What factors enable someone to become an effective teacher? Armed with nearly $1.2 million in research grants, two Florida State University faculty members are seeking answers to that question—and are compiling their findings into a Web site that will help school administrators and other policymakers nationwide create the conditions necessary for students to excel in the classroom.
Tim R. Sass, a professor of economics at FSU, is the co-leader of two research projects designed to provide statistical evidence on the characteristics and education of effective teachers. One of the projects is funded through a four-year, $960,000 grant from the U.S. Department of Education’s Institute of Education Sciences; the other, which recently concluded, was funded through a one-year, $208,000 grant provided by the National Board for Professional Teaching Standards.
“The thing that matters most in terms of children’s education is the quality of their teachers,” Sass said of the projects. “We’re trying to come up with objective standards to measure teacher performance and also determine what factors affect that performance.”
Working with Sass is Stacey Rutledge, an assistant professor of educational leadership and policy studies at FSU. Rutledge has conducted extensive interviews with school principals in order to learn more about the mix of personal and professional attributes that the principals are looking for when they interview prospective teachers.
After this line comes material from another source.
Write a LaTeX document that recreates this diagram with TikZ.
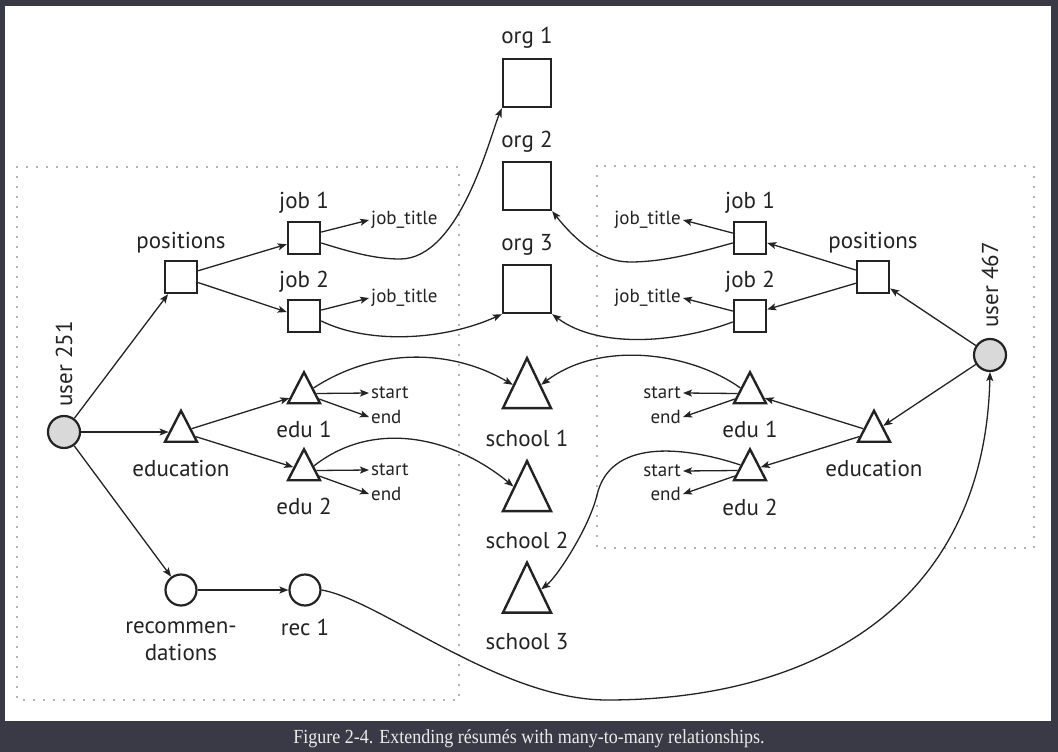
\documentclass[tikz,border=0pt]{standalone}
\usepackage{fontspec}
\setmainfont{PT Sans}
\newfontfamily\capfont[FakeStretch=0.9]{Liberation Serif}
\usetikzlibrary{arrows.meta,shapes.geometric}
\definecolor{frame}{RGB}{58,58,70}
\definecolor{ink}{RGB}{35,35,35}
\definecolor{userfill}{RGB}{217,217,217}

\begin{document}
\begin{tikzpicture}[x=1pt,y=-1pt,
	sq/.style={draw=ink,line width=2.4pt,minimum size=32pt,inner sep=0pt},
	orgsq/.style={sq,minimum size=48pt},
	tri/.style={draw=ink,line width=2.4pt,isosceles triangle,isosceles triangle stretches,shape border rotate=90,minimum width=32pt,minimum height=31pt,inner sep=0pt},
	bigtri/.style={tri,minimum width=48pt,minimum height=50pt},
	usr/.style={circle,draw=ink,line width=2.2pt,fill=userfill,minimum size=32pt,inner sep=0pt},
	rc/.style={circle,draw=ink,line width=2.2pt,minimum size=31pt,inner sep=0pt},
	lbl/.style={font=\fontsize{23}{27}\selectfont,text=ink,inner sep=1pt},
	sm/.style={font=\fontsize{19}{22}\selectfont,text=ink,inner sep=2pt},
	arr/.style={draw=ink,line width=1.3pt,-{Stealth[length=9pt,width=7pt,inset=2pt]}},
	zone/.style={draw=gray!80!black,line width=1.6pt,line cap=round,dash pattern=on 0pt off 10pt}]
	\useasboundingbox (0,0) rectangle (1058,752);
	\fill[frame] (0,0) rectangle (1058,752);
	\fill[white] (5,6) rectangle (1051,721);
	\node[text=white!92!black,font=\capfont\fontsize{20}{22}\selectfont] (cap) at (529,739) {Figure 2-4. Extending résumés with many-to-many relationships.};
	\draw[zone] (17,167) rectangle (459,700);
	\draw[zone] (597,166) rectangle (1034,548);

	\node[usr] (u1) at (64,432) {};
	\node[lbl,rotate=90] (u1t) at (64,364) {user 251};
	\node[sq] (pos1) at (181,277) {};
	\node[lbl] (pos1t) at (181,243) {positions};
	\node[sq] (job1) at (304,238) {};
	\node[lbl] (job1t) at (304,203) {job 1};
	\node[sq] (job2) at (304,316) {};
	\node[lbl] (job2t) at (304,282) {job 2};
	\node[sm,anchor=west] (jt1) at (369,220) {job\_title};
	\node[sm,anchor=west] (jt2) at (369,298) {job\_title};
	\node[tri] (edu) at (181,432) {};
	\node[lbl] (edut) at (181,468) {education};
	\node[tri] (edu1) at (304,393.5) {};
	\node[lbl] (edu1t) at (304,429) {edu 1};
	\node[tri] (edu2) at (304,470.5) {};
	\node[lbl] (edu2t) at (304,506) {edu 2};
	\node[sm,anchor=west] (st1) at (369,393) {start};
	\node[sm,anchor=west] (en1) at (369,417) {end};
	\node[sm,anchor=west] (st2) at (369,470) {start};
	\node[sm,anchor=west] (en2) at (369,494) {end};
	\node[rc] (rec) at (181,590) {};
	\node[lbl,align=center] (rect) at (181,641) {recommen-\\dations};
	\node[rc] (rec1) at (305,590) {};
	\node[lbl] (rec1t) at (305,627) {rec 1};

	\node[orgsq] (org1) at (527,83) {};
	\node[lbl] (org1t) at (527,38) {org 1};
	\node[orgsq] (org2) at (527,186) {};
	\node[lbl] (org2t) at (527,142) {org 2};
	\node[orgsq] (org3) at (527,289) {};
	\node[lbl] (org3t) at (527,245) {org 3};
	\node[bigtri] (sch1) at (527,393) {};
	\node[lbl] (sch1t) at (527,438) {school 1};
	\node[bigtri] (sch2) at (527,496) {};
	\node[lbl] (sch2t) at (527,540) {school 2};
	\node[bigtri] (sch3) at (527,597.5) {};
	\node[lbl] (sch3t) at (527,642) {school 3};

	\node[usr] (u2) at (990,355) {};
	\node[lbl,rotate=90] (u2t) at (990,285) {user 467};
	\node[sq] (pos2) at (873,277) {};
	\node[lbl] (pos2t) at (873,243) {positions};
	\node[sq] (job3) at (750,238) {};
	\node[lbl] (job3t) at (750,203) {job 1};
	\node[sq] (job4) at (750,316) {};
	\node[lbl] (job4t) at (750,282) {job 2};
	\node[sm,anchor=east] (jt3) at (683,220) {job\_title};
	\node[sm,anchor=east] (jt4) at (683,298) {job\_title};
	\node[tri] (edv) at (874,432) {};
	\node[lbl] (edvt) at (874,468) {education};
	\node[tri] (edu3) at (750,393.5) {};
	\node[lbl] (edu3t) at (750,429) {edu 1};
	\node[tri] (edu4) at (750,470.5) {};
	\node[lbl] (edu4t) at (750,507) {edu 2};
	\node[sm,anchor=east] (st3) at (683,393) {start};
	\node[sm,anchor=east] (en3) at (683,417) {end};
	\node[sm,anchor=east] (st4) at (683,471) {start};
	\node[sm,anchor=east] (en4) at (683,494) {end};

	\draw[arr] (u1) -- (pos1);
	\draw[arr] (u1) -- (edu);
	\draw[arr] (u1) -- (rec);
	\draw[arr] (pos1.20) -- (job1.200);
	\draw[arr] (pos1.-18) -- (job2.167);
	\draw[arr] (job1.19) -- (jt1.west);
	\draw[arr] (job2.19) -- (jt2.west);
	\draw[arr] (job1.-16) .. controls (350,252) and (375,259) .. (400,259) .. controls (460,259) and (490,136) .. (org1.south west);
	\draw[arr] (job2.-16) .. controls (370,345) and (445,340) .. (org3.south west);
	\draw[arr] (edu) -- (edu1);
	\draw[arr] (edu) -- (edu2);
	\draw[arr] (edu1.0) -- (st1.west);
	\draw[arr] (edu1.-20) -- (en1.west);
	\draw[arr] (edu2.0) -- (st2.west);
	\draw[arr] (edu2.-20) -- (en2.west);
	\draw[arr] (edu1.30) .. controls (375,348) and (450,348) .. (sch1.150);
	\draw[arr] (edu2.25) .. controls (375,418) and (455,438) .. (sch2.145);
	\draw[arr] (rec) -- (rec1);
	\draw[arr] (rec1.east) .. controls (380,600) and (500,700) .. (607,700) .. controls (820,700) and (985,600) .. (u2.south);

	\draw[arr] (u2) -- (pos2);
	\draw[arr] (u2) -- (edv);
	\draw[arr] (pos2.158) -- (job3.-16);
	\draw[arr] (pos2.200) -- (job4.21);
	\draw[arr] (job3.164) -- (jt3.east);
	\draw[arr] (job4.164) -- (jt4.east);
	\draw[arr] (job3.196) .. controls (690,255) and (660,262) .. (630,262) .. controls (600,262) and (575,240) .. (org2.south east);
	\draw[arr] (job4.199) .. controls (680,342) and (600,350) .. (org3.south east);
	\draw[arr] (edv) -- (edu3);
	\draw[arr] (edv) -- (edu4);
	\draw[arr] (edu3.180) -- (st3.east);
	\draw[arr] (edu3.200) -- (en3.east);
	\draw[arr] (edu4.180) -- (st4.east);
	\draw[arr] (edu4.200) -- (en4.east);
	\draw[arr] (edu3.150) .. controls (690,352) and (600,340) .. (sch1.30);
	\draw[arr] (edu4.150) .. controls (680,445) and (610,440) .. (597,495) .. controls (589,528) and (557,577) .. (sch3.30);
\end{tikzpicture}
\end{document}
Understanding why principals hire certain job candidates and not others is an important step in developing objective standards for measuring teacher effectiveness, she explains.
“We have a federal policy—the No Child Left Behind Act of 2001—that says all teachers need to be highly qualified, but sets narrow criteria for what constitutes effectiveness: a bachelor’s degree, certification, and having passed a content knowledge assessment,” Rutledge said. “So this really is an attempt to identify a broader set of criteria for defining effectiveness.”
In developing those criteria, the researchers have conducted surveys and compiled data on a variety of topics, including the following:
- Evaluations of the effects of “high-stakes accountability,” in the form of state and federal mandates, on the hiring of teachers.
- Identification of the most and least effective teachers through the use of principal assessments and then studying the differences between the two groups.
- Analyses of test scores for students of specific teachers over three consecutive years as a means of setting benchmarks for teacher effectiveness.
“A lot of what we’re looking at is big-picture stuff, such as the effects of professional development on teacher performance,” Sass said. “One could assume that professional development would help someone become a better teacher, for example, but until you actually measure it, you don’t know exactly what works and what doesn’t.”
Working with colleagues at the University of Wisconsin at Madison, Sass and Rutledge have created a Web site, “Teacher Quality Research” (www.teacherqualityresearch.org) that will function as a clearinghouse for information that school districts, principals, academics and policymakers throughout the nation can use as a resource.
“I would really like to see a broader understanding of what comprises teacher quality,” Rutledge said. “Hopefully through our research and the Web site, this broader understanding will begin to filter out into the educational community.”
Also participating in the project for FSU is Cynthia T. Thompson, a doctoral candidate in the College of Education, and W. Kyle Ingle, a recent graduate of FSU’s Department of Educational Leadership and Policy Studies and now an assistant professor at Bowling Green State University.